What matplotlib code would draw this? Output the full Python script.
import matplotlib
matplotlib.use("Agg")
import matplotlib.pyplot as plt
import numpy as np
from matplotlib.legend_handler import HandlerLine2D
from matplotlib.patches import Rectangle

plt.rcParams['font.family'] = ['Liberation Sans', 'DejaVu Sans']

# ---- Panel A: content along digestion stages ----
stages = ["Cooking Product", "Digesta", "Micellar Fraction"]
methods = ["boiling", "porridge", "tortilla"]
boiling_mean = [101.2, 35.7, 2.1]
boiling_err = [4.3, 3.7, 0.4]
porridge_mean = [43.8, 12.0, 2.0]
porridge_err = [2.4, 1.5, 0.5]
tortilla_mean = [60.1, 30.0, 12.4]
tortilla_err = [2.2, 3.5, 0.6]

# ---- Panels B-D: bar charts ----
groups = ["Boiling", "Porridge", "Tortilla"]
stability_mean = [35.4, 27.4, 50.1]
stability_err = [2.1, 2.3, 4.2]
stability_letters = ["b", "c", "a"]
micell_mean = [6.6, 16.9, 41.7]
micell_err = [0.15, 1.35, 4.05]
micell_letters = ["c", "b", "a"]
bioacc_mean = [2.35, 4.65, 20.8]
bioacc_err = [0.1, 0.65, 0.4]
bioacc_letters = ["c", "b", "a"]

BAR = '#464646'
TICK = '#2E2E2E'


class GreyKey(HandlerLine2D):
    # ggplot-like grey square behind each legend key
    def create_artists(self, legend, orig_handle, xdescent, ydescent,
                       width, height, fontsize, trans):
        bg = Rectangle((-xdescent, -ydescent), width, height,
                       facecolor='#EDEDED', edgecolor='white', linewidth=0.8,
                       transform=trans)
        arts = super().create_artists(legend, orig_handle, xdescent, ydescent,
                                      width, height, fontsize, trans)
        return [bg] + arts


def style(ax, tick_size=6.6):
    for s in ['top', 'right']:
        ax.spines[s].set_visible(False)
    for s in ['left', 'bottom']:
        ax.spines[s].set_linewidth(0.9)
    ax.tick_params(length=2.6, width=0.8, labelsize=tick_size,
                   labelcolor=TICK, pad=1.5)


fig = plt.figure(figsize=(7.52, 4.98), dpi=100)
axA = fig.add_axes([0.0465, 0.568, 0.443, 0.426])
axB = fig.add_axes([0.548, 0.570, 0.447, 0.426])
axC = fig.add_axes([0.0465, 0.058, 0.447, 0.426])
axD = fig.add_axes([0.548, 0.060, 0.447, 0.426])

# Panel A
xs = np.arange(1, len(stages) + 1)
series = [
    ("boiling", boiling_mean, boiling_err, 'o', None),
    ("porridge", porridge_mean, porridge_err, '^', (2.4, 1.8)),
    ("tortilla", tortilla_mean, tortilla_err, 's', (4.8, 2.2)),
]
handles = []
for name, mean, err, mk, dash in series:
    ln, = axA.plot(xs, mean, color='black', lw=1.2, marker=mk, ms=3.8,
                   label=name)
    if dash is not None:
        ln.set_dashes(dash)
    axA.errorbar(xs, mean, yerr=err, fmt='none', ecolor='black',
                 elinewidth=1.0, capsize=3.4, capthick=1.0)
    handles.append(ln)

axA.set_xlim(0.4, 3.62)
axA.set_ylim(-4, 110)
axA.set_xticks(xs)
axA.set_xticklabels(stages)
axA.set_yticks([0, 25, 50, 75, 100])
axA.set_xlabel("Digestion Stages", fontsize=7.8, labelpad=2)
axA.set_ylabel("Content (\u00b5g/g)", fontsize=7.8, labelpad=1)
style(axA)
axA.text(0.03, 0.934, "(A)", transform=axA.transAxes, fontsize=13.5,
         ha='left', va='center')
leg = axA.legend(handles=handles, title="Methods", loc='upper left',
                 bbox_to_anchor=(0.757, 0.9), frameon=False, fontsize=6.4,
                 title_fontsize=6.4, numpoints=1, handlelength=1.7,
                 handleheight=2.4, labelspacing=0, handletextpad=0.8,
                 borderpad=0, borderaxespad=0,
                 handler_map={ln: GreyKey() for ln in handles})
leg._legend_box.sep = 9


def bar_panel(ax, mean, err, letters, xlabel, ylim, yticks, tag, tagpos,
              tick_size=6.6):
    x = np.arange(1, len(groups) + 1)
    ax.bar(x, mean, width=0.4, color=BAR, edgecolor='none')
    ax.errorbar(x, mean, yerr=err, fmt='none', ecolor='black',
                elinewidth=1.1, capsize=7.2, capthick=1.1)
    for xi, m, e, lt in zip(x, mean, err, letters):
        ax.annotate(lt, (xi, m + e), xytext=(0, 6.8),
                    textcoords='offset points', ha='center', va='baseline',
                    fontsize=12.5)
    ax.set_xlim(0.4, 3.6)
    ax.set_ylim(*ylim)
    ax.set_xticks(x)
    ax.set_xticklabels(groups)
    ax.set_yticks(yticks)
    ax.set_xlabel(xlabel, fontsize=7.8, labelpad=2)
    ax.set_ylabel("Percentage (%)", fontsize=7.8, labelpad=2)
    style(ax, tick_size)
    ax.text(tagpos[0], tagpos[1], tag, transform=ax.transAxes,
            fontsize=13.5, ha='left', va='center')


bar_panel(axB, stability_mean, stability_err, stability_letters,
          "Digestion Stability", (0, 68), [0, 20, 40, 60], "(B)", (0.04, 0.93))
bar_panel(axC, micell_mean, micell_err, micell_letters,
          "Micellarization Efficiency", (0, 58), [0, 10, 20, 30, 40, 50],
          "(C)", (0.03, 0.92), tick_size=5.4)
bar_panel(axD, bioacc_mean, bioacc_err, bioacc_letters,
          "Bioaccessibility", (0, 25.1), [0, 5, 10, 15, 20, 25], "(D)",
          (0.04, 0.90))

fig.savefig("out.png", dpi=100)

•••

*Exercise goal*: Return exactly the lines from the beginning of the data above through the one containing "tortilla_err = [2.2, 3.5, 0.6]", please. Include both end lines and add nothing else.

*Solution to the problem*:
What matplotlib code would draw this? Output the full Python script.
import matplotlib
matplotlib.use("Agg")
import matplotlib.pyplot as plt
import numpy as np
from matplotlib.legend_handler import HandlerLine2D
from matplotlib.patches import Rectangle

plt.rcParams['font.family'] = ['Liberation Sans', 'DejaVu Sans']

# ---- Panel A: content along digestion stages ----
stages = ["Cooking Product", "Digesta", "Micellar Fraction"]
methods = ["boiling", "porridge", "tortilla"]
boiling_mean = [101.2, 35.7, 2.1]
boiling_err = [4.3, 3.7, 0.4]
porridge_mean = [43.8, 12.0, 2.0]
porridge_err = [2.4, 1.5, 0.5]
tortilla_mean = [60.1, 30.0, 12.4]
tortilla_err = [2.2, 3.5, 0.6]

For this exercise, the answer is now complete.